"I remember reading somewhere a theory to the effect that each member of a family has a role – ‘the clever one’, ‘the pretty one’, ‘the selfish one ’. Once you’ve been established in the role for a while you’re stuck with it – no matter what you do people will still see you as whatever-it-was – but in the early stages, according to the theory, you have some choice as to what your role will be."
This was one of the books on my "Canada" reading list. Most titles on this list are books and authors I had never heard of before setting myself a challenge to read up on the place I'm going to visit this summer. So, I knew nothing of Crow Lake before I started reading. Unfortunately, I also read parts of the Ferguson brothers' How to be a Canadian at the same time - and the Ferguson's acerbic description of what makes the quintessential Canadian novel seemed to very much apply to Crow Lake.
"Understatement was the rule in our house.

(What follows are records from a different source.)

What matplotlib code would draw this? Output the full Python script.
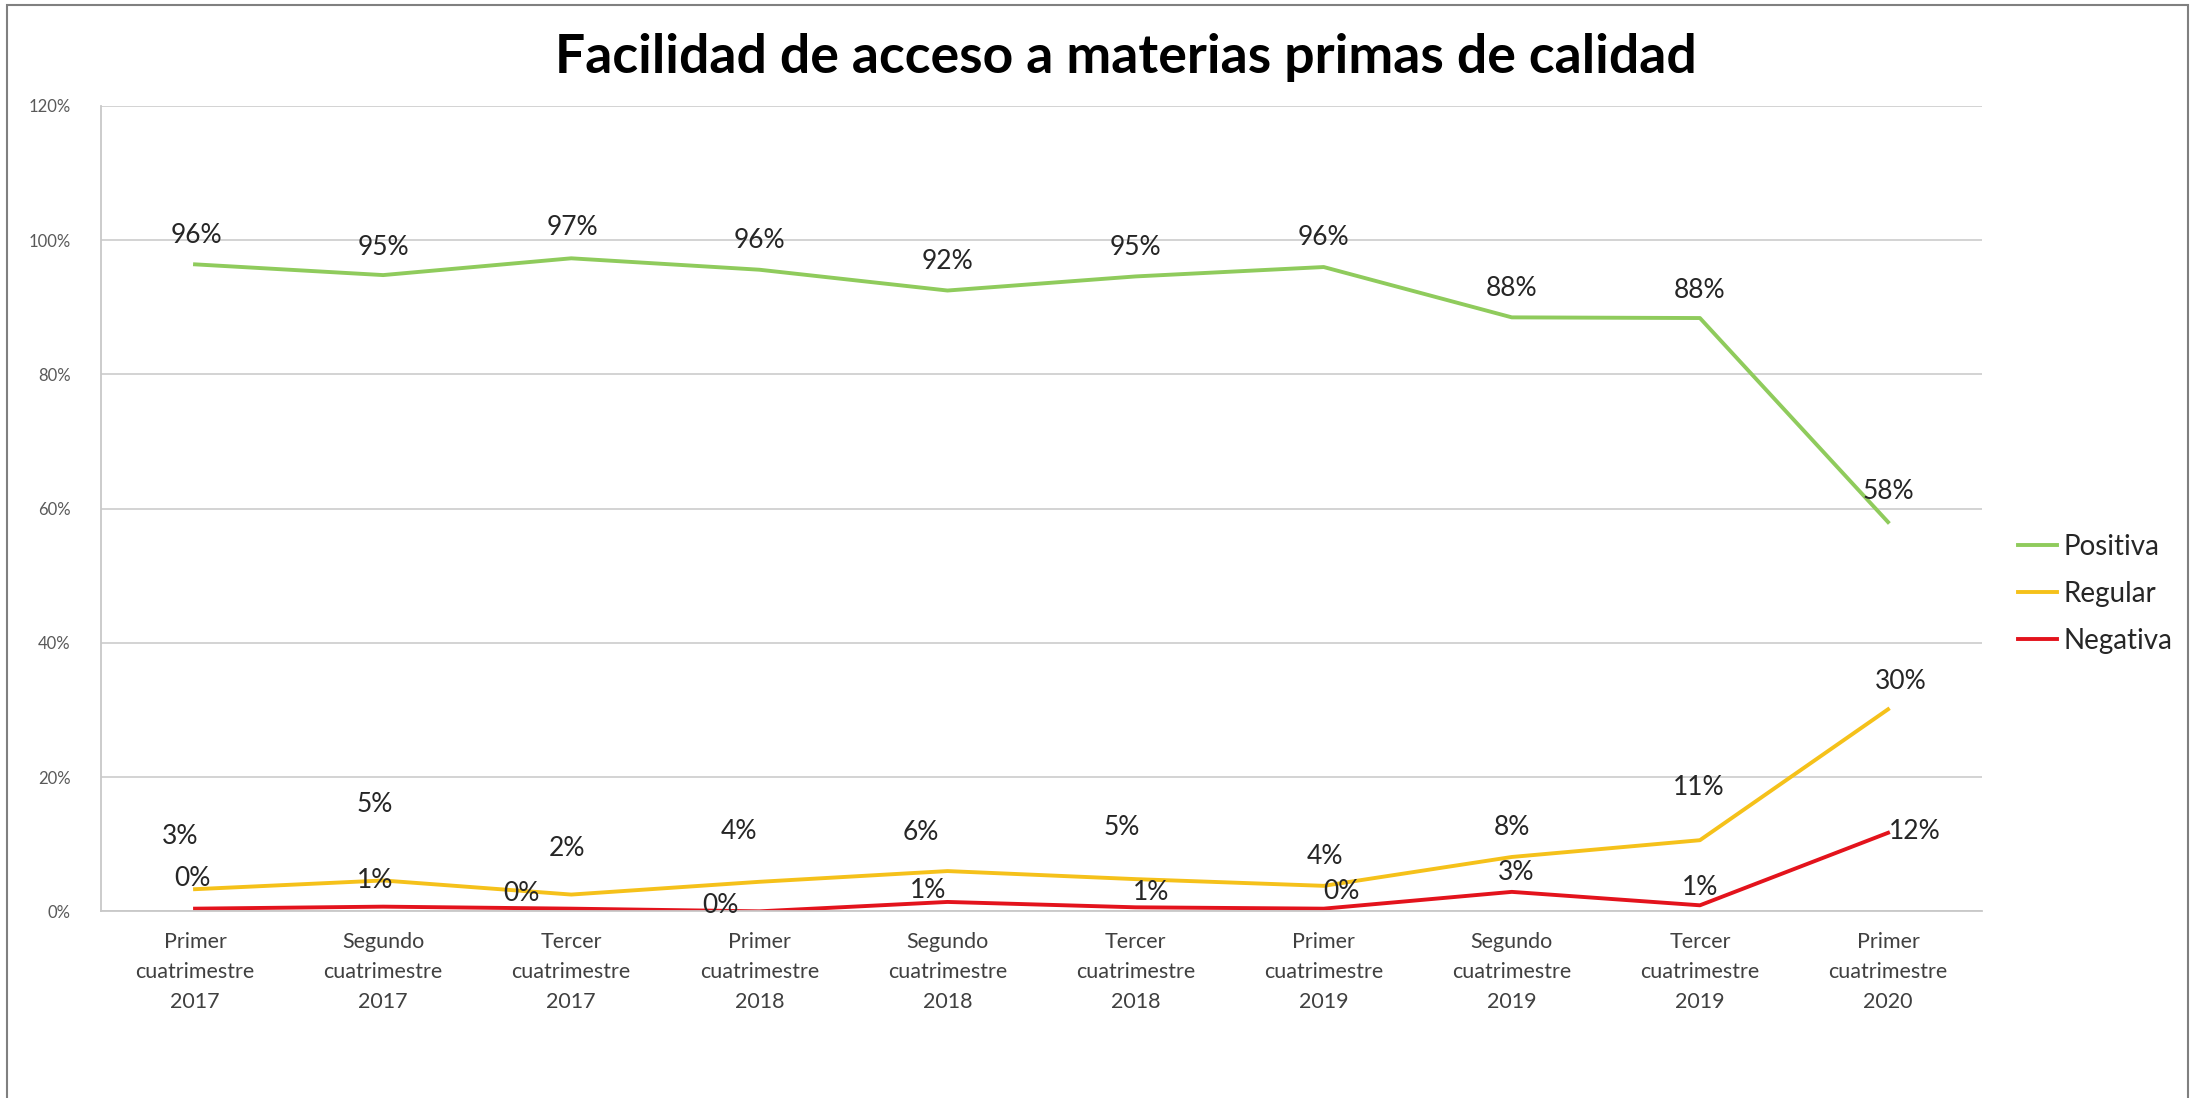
import matplotlib.pyplot as plt
from matplotlib.patches import Rectangle
from matplotlib.ticker import PercentFormatter

plt.rcParams['font.family'] = ['Lato', 'DejaVu Sans']

# periodos (eje x)
periodos = ["Primer\ncuatrimestre\n2017", "Segundo\ncuatrimestre\n2017", "Tercer\ncuatrimestre\n2017",
            "Primer\ncuatrimestre\n2018", "Segundo\ncuatrimestre\n2018", "Tercer\ncuatrimestre\n2018",
            "Primer\ncuatrimestre\n2019", "Segundo\ncuatrimestre\n2019", "Tercer\ncuatrimestre\n2019",
            "Primer\ncuatrimestre\n2020"]

# valores (%)
positiva = [96.4, 94.8, 97.3, 95.6, 92.5, 94.6, 96.0, 88.5, 88.4, 58.0]
regular = [3.3, 4.6, 2.5, 4.4, 6.0, 4.8, 3.8, 8.1, 10.6, 30.1]
negativa = [0.4, 0.7, 0.4, 0.0, 1.4, 0.6, 0.4, 2.9, 0.9, 11.7]

# desplazamiento de las etiquetas (puntos)
off_pos = [(1, 21), (0, 20), (1, 22), (0, 21), (0, 21), (0, 21), (0, 21), (0, 21), (0, 20), (0, 22)]
off_reg = [(-11, 38), (-6, 55), (-3, 33), (-15, 36), (-19, 28), (-10, 37), (1, 21), (0, 21), (-1, 38), (9, 20)]
off_neg = [(-2, 22), (-6, 19), (-36, 11), (-28, 4), (-14, 8), (11, 11), (13, 12), (3, 14), (0, 13), (19, 1)]

series = [("Positiva", positiva, "#8FCB5C", off_pos),
          ("Regular", regular, "#F5C11A", off_reg),
          ("Negativa", negativa, "#E3131C", off_neg)]

fig = plt.figure(figsize=(21.95, 10.98), dpi=100)
ax = fig.add_axes([0.046, 0.170, 0.857, 0.7335])

x = list(range(len(periodos)))
for nombre, vals, color, offs in series:
    ax.plot(x, vals, color=color, lw=2.8, label=nombre, solid_joinstyle='round')
    for xi, v, o in zip(x, vals, offs):
        ax.annotate(f"{round(v):.0f}%", (xi, v), xytext=o, textcoords='offset points',
                    ha='center', va='center', fontsize=19, color='#262626')

ax.set_xlim(-0.5, len(periodos) - 0.5)
ax.set_ylim(0, 120)
ax.set_yticks(range(0, 121, 20))
ax.yaxis.set_major_formatter(PercentFormatter(decimals=0))
ax.set_xticks(x)
ax.set_xticklabels(periodos, fontsize=15.5, color='#404040', linespacing=1.62)
ax.tick_params(axis='y', labelsize=12, colors='#595959', length=0, pad=22)
ax.tick_params(axis='x', length=0, pad=15)
ax.grid(axis='y', color='#D0D0D0', lw=1.3)
ax.set_axisbelow(True)
for s in ['top', 'right']:
    ax.spines[s].set_visible(False)
ax.spines['left'].set_color('#C8C8C8')
ax.spines['bottom'].set_color('#C8C8C8')
ax.spines['left'].set_linewidth(1.3)
ax.spines['bottom'].set_linewidth(1.3)

fig.text(0.513, 0.948, "Facilidad de acceso a materias primas de calidad",
         ha='center', va='center', fontsize=38.5, fontweight='bold', color='#000000')

fig.legend(loc='center left', bbox_to_anchor=(0.908, 0.459), frameon=False,
           fontsize=20, handlelength=1.4, handletextpad=0.25, labelspacing=0.75,
           labelcolor='#262626')

fig.patches.append(Rectangle((0.003, -0.01), 0.994, 1.005, transform=fig.transFigure,
                             fill=False, edgecolor='#808080', lw=1.5))

fig.savefig("out.png", dpi=100)
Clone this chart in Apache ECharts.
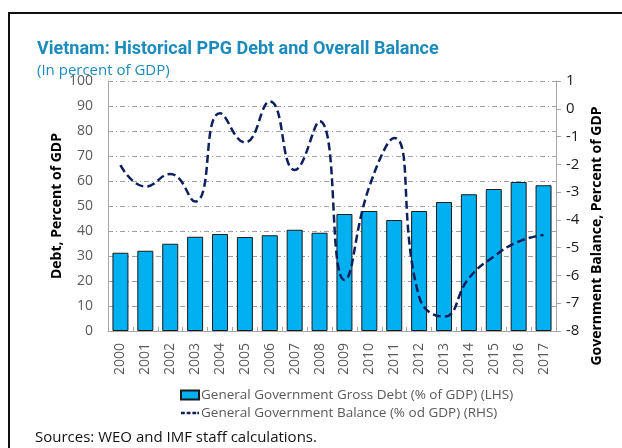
<!DOCTYPE html>
<html>
<head>
<meta charset="utf-8">
<script src="https://cdn.jsdelivr.net/npm/echarts@6/dist/echarts.min.js"></script>
<style>
html,body{margin:0;padding:0;background:#fff;}
#c{width:622px;height:448px;}
</style>
</head>
<body>
<div id="c"></div>
<script>
const years = ['2000','2001','2002','2003','2004','2005','2006','2007','2008','2009','2010','2011','2012','2013','2014','2015','2016','2017'];
const debt = [31.3, 32.1, 34.9, 37.7, 38.8, 37.6, 38.3, 40.5, 39.3, 46.8, 48.0, 44.4, 48.0, 51.6, 54.7, 56.8, 59.6, 58.3];
const balance = [-2.03, -2.8, -2.35, -3.34, -0.16, -1.21, 0.26, -2.2, -0.45, -6.16, -2.8, -1.05, -6.76, -7.48, -6.1, -5.32, -4.78, -4.54];
const leftTicks = {min: 0, max: 100, interval: 10};
const rightTicks = {min: -8, max: 1, interval: 1};
const debtName = 'General Government Gross Debt (% of GDP) (LHS)';
const balName = 'General Government Balance (% od GDP) (RHS)';

const chart = echarts.init(document.getElementById('c'), null, {renderer: 'canvas'});
const F = '"Open Sans", "Noto Sans", sans-serif';
chart.setOption({
  animation: false,
  textStyle: {fontFamily: F},
  title: [
    {text: 'Vietnam: Historical PPG Debt and Overall Balance', left: 32, top: 35,
     textStyle: {fontFamily: 'Roboto, sans-serif', fontWeight: 'bold', fontSize: 18, color: '#1b8bbd'}},
    {text: '(In percent of GDP)', left: 32, top: 58,
     textStyle: {fontFamily: F, fontWeight: 'normal', fontSize: 15, color: '#1b8bbd'}},
    {text: 'Sources: WEO and IMF staff calculations.', left: 30, top: 425,
     textStyle: {fontFamily: F, fontWeight: 'normal', fontSize: 15, color: '#111'}}
  ],
  graphic: [
    {type: 'rect', shape: {x: 9, y: 13, width: 700, height: 500}, style: {fill: 'none', stroke: '#111', lineWidth: 2}, silent: true},
    {type: 'text', x: 57, y: 206, rotation: Math.PI / 2,
     style: {text: 'Debt, Percent of GDP', textAlign: 'center', textVerticalAlign: 'middle', font: 'bold 14px "Open Sans", sans-serif', fill: '#000'}},
    {type: 'text', x: 597, y: 236, rotation: Math.PI / 2,
     style: {text: 'Government Balance, Percent of GDP', textAlign: 'center', textVerticalAlign: 'middle', font: 'bold 14px "Open Sans", sans-serif', fill: '#000'}}
  ],
  legend: {
    orient: 'vertical', left: 180, top: 388, padding: 0, itemGap: 4, itemWidth: 18, itemHeight: 9,
    textStyle: {color: '#595959', fontSize: 13.5, fontFamily: F, padding: [0,0,0,-3]},
    data: [
      {name: debtName, icon: 'rect'},
      {name: balName, icon: 'path://M0,0h5v3.2h-5z M7.5,0h5v3.2h-5z M15,0h5v3.2h-5z M21.5,0h2.2v3.2h-2.2z',
       itemStyle: {color: '#0e1f5e', borderWidth: 0}}
    ]
  },
  grid: {left: 108, right: 66, top: 81, bottom: 117, containLabel: false},
  xAxis: {
    type: 'category', data: years, boundaryGap: true,
    axisLine: {lineStyle: {color: '#a6a6a6', width: 1}},
    axisTick: {show: true, inside: true, length: 4, lineStyle: {color: '#a6a6a6'}},
    axisLabel: {rotate: 90, color: '#595959', fontSize: 14, margin: 12, fontFamily: F}
  },
  yAxis: [
    {type: 'value', min: leftTicks.min, max: leftTicks.max, interval: leftTicks.interval, position: 'left',
     axisLine: {show: true, lineStyle: {color: '#a6a6a6'}},
     axisTick: {show: false},
     axisLabel: {color: '#595959', fontSize: 14, margin: 15, fontFamily: F},
     splitLine: {show: true, lineStyle: {color: '#a0a0a0', width: 1, type: [5, 3, 1, 3]}}},
    {type: 'value', min: rightTicks.min, max: rightTicks.max, interval: rightTicks.interval, position: 'right',
     axisLine: {show: true, lineStyle: {color: '#a6a6a6'}},
     axisTick: {show: true, inside: false, length: 5, lineStyle: {color: '#a6a6a6'}},
     axisLabel: {color: '#1a1a1a', fontSize: 15, margin: 10, fontFamily: F},
     splitLine: {show: false}}
  ],
  series: [
    {name: debtName, type: 'bar', data: debt, yAxisIndex: 0, barWidth: 16,
     itemStyle: {color: '#00b0f0', borderColor: '#1a1a1a', borderWidth: 1}},
    {name: balName, type: 'line', data: balance, yAxisIndex: 1, smooth: 0.5,
     symbol: 'none', showSymbol: false,
     lineStyle: {color: '#0e1f5e', width: 2.5, type: [8, 4]},
     itemStyle: {color: '#0e1f5e'}}
  ]
});
</script>
</body>
</html>
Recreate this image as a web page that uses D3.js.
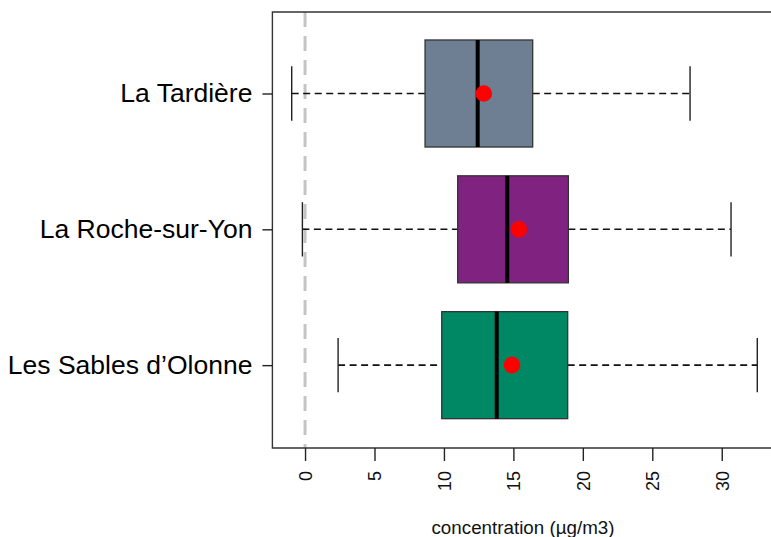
<!DOCTYPE html>
<html>
<head>
<meta charset="utf-8">
<script src="https://cdn.jsdelivr.net/npm/d3@7"></script>
<style>
  body { margin: 0; background: #fff; }
  text { font-family: Arial, "Liberation Sans", sans-serif; }
</style>
</head>
<body>
<div class="chart"></div>
<script>
var width = 771;
var height = 537;

// data, position 1 = bottom of the plot
var sites = ["Les Sables d\u2019Olonne", "La Roche-sur-Yon", "La Tardi\u00e8re"];
var positions = [1, 2, 3];
var whisker_low = [2.38, -0.19, -0.96];
var q1 = [9.84, 10.99, 8.64];
var medians = [13.80, 14.56, 12.43];
var means = [14.90, 15.39, 12.87];
var q3 = [18.91, 18.96, 16.39];
var whisker_high = [32.56, 30.67, 27.72];
var box_colors = ["#008763", "#7f2280", "#6e7f93"];
var x_ticks = [0, 5, 10, 15, 20, 25, 30];
var x_title = "concentration (\u00b5g/m3)";

var plot = {left: 272.4, right: 775.9, top: 12, bottom: 448};

var svg = d3.select(".chart").append("svg")
    .attr("width", width)
    .attr("height", height);

var x = d3.scaleLinear()
    .domain([-2.35, 33.9])
    .range([plot.left, plot.right]);

var y = d3.scaleLinear()
    .domain([0.39, 3.6])
    .range([plot.bottom, plot.top]);

// zero reference line
svg.append("line")
    .attr("x1", x(0)).attr("x2", x(0))
    .attr("y1", plot.top).attr("y2", plot.bottom)
    .attr("stroke", "#c4c4c4")
    .attr("stroke-width", 3)
    .attr("stroke-dasharray", "15,9");

var rows = sites.map(function(s, i){
    return {
        site: s, pos: positions[i], lo: whisker_low[i], q1: q1[i],
        med: medians[i], mean: means[i], q3: q3[i], hi: whisker_high[i],
        color: box_colors[i]
    };
});

var boxHalf = 0.394;
var capHalf = 0.2;

var g = svg.append("g");

// whiskers
g.selectAll("line.whisker_left")
    .data(rows).enter().append("line")
    .attr("x1", d => x(d.lo)).attr("x2", d => x(d.q1))
    .attr("y1", d => y(d.pos)).attr("y2", d => y(d.pos))
    .attr("stroke", "#111").attr("stroke-width", 1.6)
    .attr("stroke-dasharray", "7,4.5");

g.selectAll("line.whisker_right")
    .data(rows).enter().append("line")
    .attr("x1", d => x(d.q3)).attr("x2", d => x(d.hi))
    .attr("y1", d => y(d.pos)).attr("y2", d => y(d.pos))
    .attr("stroke", "#111").attr("stroke-width", 1.6)
    .attr("stroke-dasharray", "7,4.5");

// caps
["lo", "hi"].forEach(function(k){
    g.selectAll("line.cap_" + k)
        .data(rows).enter().append("line")
        .attr("x1", d => x(d[k])).attr("x2", d => x(d[k]))
        .attr("y1", d => y(d.pos + capHalf)).attr("y2", d => y(d.pos - capHalf))
        .attr("stroke", "#222").attr("stroke-width", 1.4);
});

// boxes
g.selectAll("rect.box")
    .data(rows).enter().append("rect")
    .attr("x", d => x(d.q1))
    .attr("width", d => x(d.q3) - x(d.q1))
    .attr("y", d => y(d.pos + boxHalf))
    .attr("height", d => y(d.pos - boxHalf) - y(d.pos + boxHalf))
    .attr("fill", d => d.color)
    .attr("stroke", "#333")
    .attr("stroke-width", 1.3);

// medians
g.selectAll("line.median")
    .data(rows).enter().append("line")
    .attr("x1", d => x(d.med)).attr("x2", d => x(d.med))
    .attr("y1", d => y(d.pos + boxHalf)).attr("y2", d => y(d.pos - boxHalf))
    .attr("stroke", "#000").attr("stroke-width", 4);

// means
g.selectAll("circle.mean")
    .data(rows).enter().append("circle")
    .attr("cx", d => x(d.mean))
    .attr("cy", d => y(d.pos))
    .attr("r", 8.3)
    .attr("fill", "#ff0000");

// frame (left, top, bottom; right side falls outside the window)
svg.append("path")
    .attr("d", "M" + plot.right + "," + plot.top + "H" + plot.left + "V" + plot.bottom + "H" + plot.right)
    .attr("fill", "none")
    .attr("stroke", "#333")
    .attr("stroke-width", 1.4);

// x axis
var x_axis = svg.append("g")
    .attr("transform", "translate(0," + plot.bottom + ")")
    .call(d3.axisBottom(x).tickValues(x_ticks).tickSize(13).tickSizeOuter(0));
x_axis.select(".domain").remove();
x_axis.selectAll(".tick line").attr("stroke", "#222").attr("stroke-width", 1.4);
x_axis.selectAll(".tick text")
    .attr("transform", "rotate(-90)")
    .attr("x", -23)
    .attr("y", 0)
    .attr("dy", "0.35em")
    .attr("text-anchor", "end")
    .attr("font-size", "18px")
    .attr("fill", "#111")
    .style("font-family", "Arial, 'Liberation Sans', sans-serif");

// y axis
var y_axis = svg.append("g")
    .attr("transform", "translate(" + plot.left + ",0)")
    .call(d3.axisLeft(y).tickValues(positions).tickFormat((d, i) => sites[i]).tickSize(10).tickPadding(10));
y_axis.select(".domain").remove();
y_axis.selectAll(".tick line").attr("stroke", "#222").attr("stroke-width", 1.4);
y_axis.selectAll(".tick text")
    .attr("font-size", "26.5px")
    .attr("fill", "#000")
    .style("font-family", "Arial, 'Liberation Sans', sans-serif");

// axis title
svg.append("text")
    .attr("x", 523)
    .attr("y", 534)
    .attr("text-anchor", "middle")
    .attr("font-size", "18.8px")
    .attr("fill", "#111")
    .text(x_title);
</script>
</body>
</html>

Emotions, even positive ones, were kept firmly under control. It was the Eleventh Commandment, carved on its very own tablet of stone and presented specifically to those of Presbyterian persuasion: Thou Shalt Not Emote."
Don't get me wrong, Crow Lake has got a great premise and interesting characters but the dysfunction and hardship described seemed rather prefabricated.
I also found it hard to relate to Kate, the main character, who is raised by her brothers after their parents die in an accident.
But part of me is convinced that it is hard to relate to Kate for anyone because she does not relate to anyone in the book. In fact, one of the issues dealt with in the book is the emotional detachment which people create for themselves as protection against loss.
Another aspect of this detachment, and one which also did not help to endear Kate to me, was her determination to not just shut out her family, but also to use the acquisition of knowledge as an escape mechanism.
All in all, it was an interesting book, but the aloofness (in generous terms) of the main character made it sometimes hard work to want to work with the story and see the characters open up about their lives.
"Great Grandmother Morrison, I accept that the fault is largely mine, but I do hold you partly to blame. It is you, with your love of learning, who set the standard against which I have judged everyone around me, all of my life. I have pursued your dream single-mindedly; I have become familiar with books and ideas you never even imagined, and somehow, in the process of acquiring all that knowledge , I have managed to learn nothing at all."